If you evaporate HCl-Cl you will get a sodium chloride precipitate.

You can try to precipitate the Pd by adding NH4Cl followed by Sodium chlorate, but the diluted solution will dissolve any Palladium Ammonium Chloride formed as it is water soluble.

I've never tried it personally. 


When you saw red powder from ammonium chloride addition you should have known it was not pure platinum ammonium chloride which is yellow or light orange. You should have redissolved the metal sponge in dilute nitric first to remove the Pd, then in hot AR to more selectively strip the Pt for Rh.

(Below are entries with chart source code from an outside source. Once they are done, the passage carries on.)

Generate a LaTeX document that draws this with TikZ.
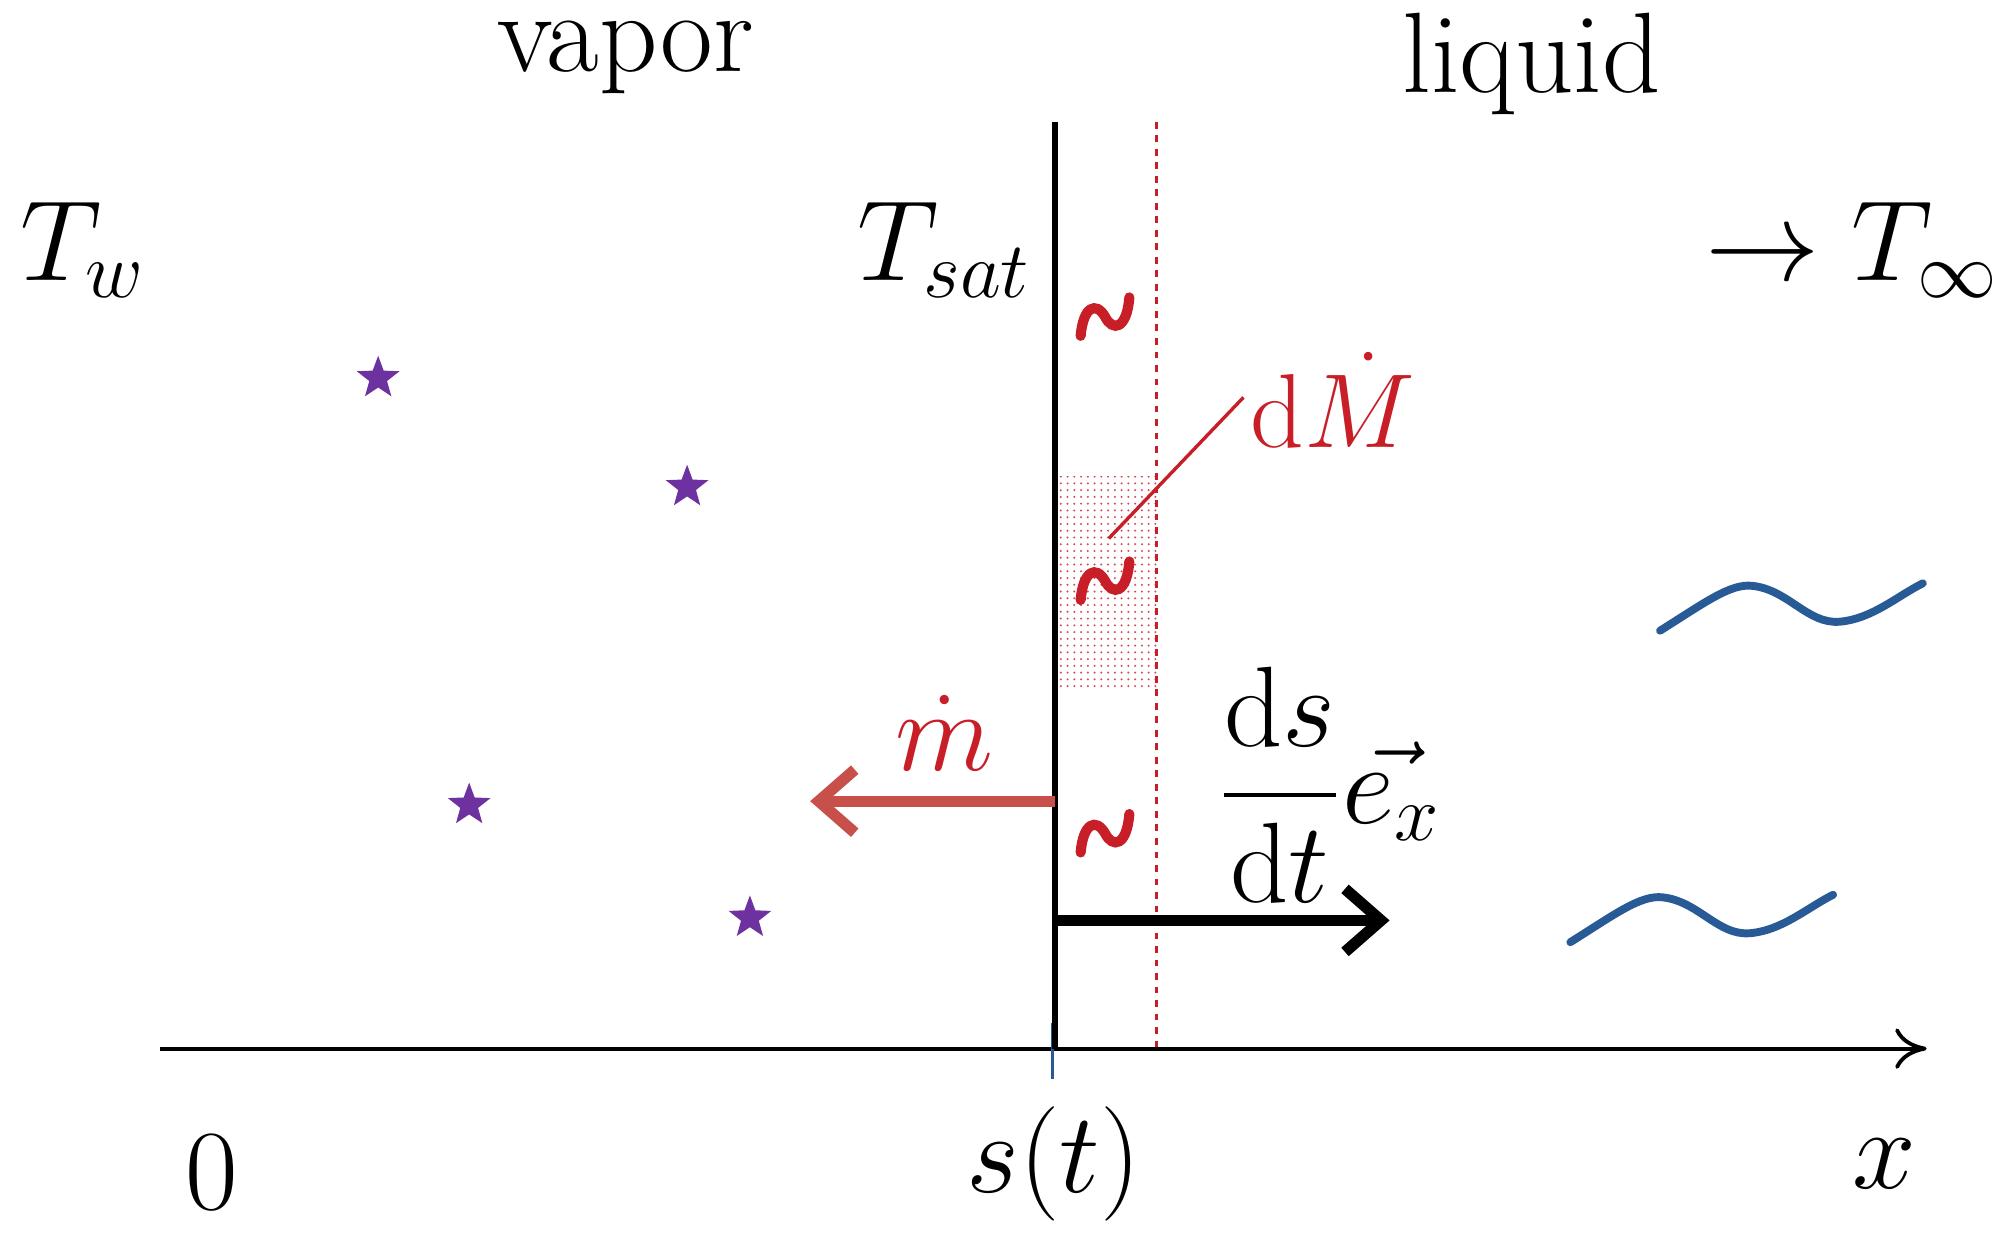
\documentclass[tikz,border=0pt]{standalone}
\usepackage{amsmath,bm}
\usetikzlibrary{arrows.meta,shapes.geometric,patterns}
\definecolor{dred}{RGB}{200,30,40}
\definecolor{arr}{RGB}{200,80,75}
\definecolor{pur}{RGB}{110,50,160}
\definecolor{wblue}{RGB}{40,90,150}
\tikzset{lab/.style={font=\fontsize{20.74}{24}\selectfont,scale=2.45,transform shape},
 stardot/.style={star,star points=5,star point ratio=2.4,fill=pur,inner sep=0pt,minimum size=0.7cm},
 tild/.style={dred,line width=4.5pt,line cap=round},
 wave/.style={wblue,line width=3.5pt,line cap=round}}
\newcommand{\tld}[2]{\draw[tild] (#1-19,#2+15) .. controls (#1-17,#2-8) and (#1-7,#2-12) .. (#1,#2) .. controls (#1+6,#2+12) and (#1+17,#2+10) .. (#1+19,#2-15);}
\begin{document}
\begin{tikzpicture}[x=0.02cm,y=-0.02cm]
\useasboundingbox (0,0) rectangle (1568,978);
\fill[pattern=dots,pattern color=dred!80] (826,372) rectangle (902,537);
\coordinate (a0) at (125,818); \coordinate (a1) at (1503,818);
\draw[line width=1.7pt,-{To[length=14pt,width=18pt]}] (a0) -- (a1);
\draw[wblue,line width=1.5pt] (821,798) -- (821,842);
\draw[line width=2.5pt] (823,95) -- (823,818);
\draw[dred,dashed,line width=1.2pt] (902,95) -- (902,818);
\node[lab] (vap) at (488,45) {vapor};
\node[lab] (liq) at (1195,50) {liquid};
\node[lab] (tw) at (65,195) {$T_w$};
\node[lab] (ts) at (737,195) {$T_{sat}$};
\node[lab] (ti) at (1445,195) {$\to T_\infty$};
\node[lab] (z) at (165,915) {$0$};
\node[lab] (s) at (822,908) {$s(t)$};
\node[lab] (x) at (1470,908) {$x$};
\tld{862}{247}
\tld{862}{453}
\tld{862}{650}
\node[lab,text=dred,scale=0.92] (dm) at (1040,312) {$\mathrm{d}\dot M$};
\coordinate (dmp) at (865,420);
\draw[dred,line width=1.5pt] (dmp) -- (970,310);
\node[lab,text=dred] (md) at (737,572) {$\dot m$};
\coordinate (ms) at (823,625); \coordinate (me) at (632,625);
\draw[arr,line width=5pt,-{Straight Barb[length=16pt,width=28pt]}] (ms) -- (me);
\node[lab] (ds) at (1037,612) {$\dfrac{\mathrm{d}s}{\mathrm{d}t}\vec{e_x}$};
\coordinate (vs) at (823,718); \coordinate (ve) at (1084,718);
\draw[line width=5pt,-{Straight Barb[length=16pt,width=28pt]}] (vs) -- (ve);
\node[stardot] (s1) at (295,295) {};
\node[stardot] (s2) at (536,380) {};
\node[stardot] (s3) at (366,628) {};
\node[stardot] (s4) at (585,716) {};
\draw[wave] (1295,492) .. controls (1330,470) and (1350,455) .. (1367,457) .. controls (1395,460) and (1410,487) .. (1435,485) .. controls (1460,483) and (1480,465) .. (1500,455);
\draw[wave] (1225,735) .. controls (1260,713) and (1280,698) .. (1297,700) .. controls (1325,703) and (1340,730) .. (1365,728) .. controls (1390,726) and (1410,708) .. (1430,698);
\end{tikzpicture}
\end{document}
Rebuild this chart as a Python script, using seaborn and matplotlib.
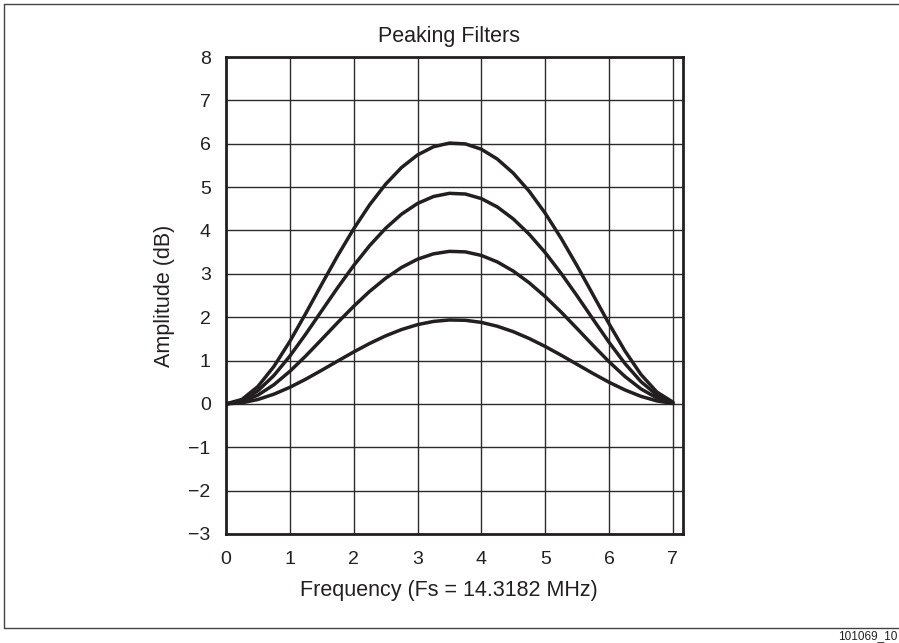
import matplotlib
matplotlib.use("Agg")
import matplotlib.pyplot as plt
import seaborn as sns
import pandas as pd
from matplotlib.lines import Line2D

# ---- data ----
freq_mhz = [0.0, 0.25, 0.5, 0.75, 1.0, 1.25, 1.5, 1.75, 2.0, 2.25, 2.5, 2.75, 3.0,
            3.25, 3.5, 3.75, 4.0, 4.25, 4.5, 4.75, 5.0, 5.25, 5.5, 5.75, 6.0,
            6.25, 6.5, 6.75, 7.0]
gain_6db = [0, 0.104, 0.402, 0.863, 1.441, 2.089, 2.761, 3.420, 4.037, 4.591,
            5.066, 5.452, 5.741, 5.930, 6.015, 5.996, 5.873, 5.647, 5.322, 4.903,
            4.398, 3.819, 3.184, 2.516, 1.849, 1.221, 0.679, 0.273, 0.042]
gain_4p9db = [0, 0.078, 0.303, 0.655, 1.103, 1.612, 2.149, 2.683, 3.190, 3.650,
              4.049, 4.376, 4.622, 4.783, 4.856, 4.840, 4.735, 4.542, 4.266, 3.912,
              3.490, 3.010, 2.491, 1.952, 1.422, 0.931, 0.514, 0.205, 0.032]
gain_3p5db = [0, 0.052, 0.203, 0.442, 0.751, 1.107, 1.490, 1.877, 2.251, 2.595,
              2.897, 3.147, 3.337, 3.461, 3.518, 3.506, 3.424, 3.275, 3.063, 2.793,
              2.475, 2.118, 1.737, 1.349, 0.973, 0.632, 0.346, 0.137, 0.021]
gain_1p9db = [0, 0.026, 0.102, 0.224, 0.383, 0.571, 0.777, 0.989, 1.198, 1.394,
              1.569, 1.715, 1.828, 1.902, 1.936, 1.928, 1.880, 1.791, 1.666, 1.508,
              1.325, 1.123, 0.912, 0.701, 0.500, 0.322, 0.175, 0.069, 0.011]
series_names = ["6 dB", "4.9 dB", "3.5 dB", "1.9 dB"]
x_ticks = [0, 1, 2, 3, 4, 5, 6, 7]
y_ticks = [-3, -2, -1, 0, 1, 2, 3, 4, 5, 6, 7, 8]
x_tick_labels = ["0", "1", "2", "3", "4", "5", "6", "7"]
y_tick_labels = ["\u22123", "\u22122", "\u22121", "0", "1", "2", "3", "4", "5", "6", "7", "8"]

frames = []
for name, vals in zip(series_names, [gain_6db, gain_4p9db, gain_3p5db, gain_1p9db]):
    frames.append(pd.DataFrame({"freq": freq_mhz, "gain": vals, "series": name}))
df = pd.concat(frames, ignore_index=True)

sns.set_theme(style="white")
plt.rcParams["font.family"] = ["Liberation Sans", "DejaVu Sans"]

INK = "#231f20"
fig = plt.figure(figsize=(8.99, 6.43), dpi=100)
ax = fig.add_axes([226 / 899, 1 - 534 / 643, 457 / 899, 477 / 643])

sns.lineplot(data=df, x="freq", y="gain", units="series", estimator=None,
             color=INK, lw=2.5, ax=ax, legend=False, sort=False)

ax.set_xlim(0, 7.159)
ax.set_ylim(-3, 8)
ax.set_xticks(x_ticks)
ax.set_xticklabels(x_tick_labels)
ax.set_yticks(y_ticks)
ax.set_yticklabels(y_tick_labels)
ax.grid(True, color="#2b2b2b", lw=1.0)
ax.set_axisbelow(True)
ax.tick_params(axis="both", length=0, labelsize=14, colors=INK)
ax.tick_params(axis="x", pad=12)
ax.tick_params(axis="y", pad=11)
for sp in ax.spines.values():
    sp.set_visible(True)
    sp.set_color(INK)
    sp.set_linewidth(2.0)

ax.set_title("Peaking Filters", fontsize=15.5, color=INK, x=0.488, pad=11)
ax.set_xlabel("Frequency (Fs = 14.3182 MHz)", fontsize=15.5, color=INK)
ax.xaxis.set_label_coords(0.488, -0.130)
ax.xaxis.label.set_va("baseline")
ax.set_ylabel("Amplitude (dB)", fontsize=15.5, color=INK)
ax.yaxis.set_label_coords(-0.1335, 0.5)
ax.yaxis.label.set_va("center")

# outer frame (open on the right side)
fc = "#444444"
fig.add_artist(Line2D([4 / 899, 1.0], [1 - 3.5 / 643, 1 - 3.5 / 643], color=fc, lw=1.0, transform=fig.transFigure))
fig.add_artist(Line2D([4 / 899, 1.0], [1 - 628 / 643, 1 - 628 / 643], color=fc, lw=1.0, transform=fig.transFigure))
fig.add_artist(Line2D([4 / 899, 4 / 899], [1 - 3.5 / 643, 1 - 628 / 643], color=fc, lw=1.0, transform=fig.transFigure))

fig.text(897 / 899, 1 - 639 / 643, "101069_10", fontsize=8.5, color=INK, va="baseline", ha="right")

fig.savefig("out.png", dpi=100, facecolor="white")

Just as in gold refining, PGMs may require several cycles of dissolving and precipitation to fully separate the PGMs. With AR it's extremely important to remove the nitrate or Pd will come down with platinum. The free nitrate generates chlorine from HCl which precipitates Pd with ammonium chloride.

As Lino suggested DMG is a much better test for Pd than stannous.

Steve


----------



## KCGreg (Nov 12, 2009)

I thought that powder looked awful dark for pt, I think it's time to rewatch the video and take some new notes. Thanks guys, for all of your input it is very helpful and very much appreciated!


----------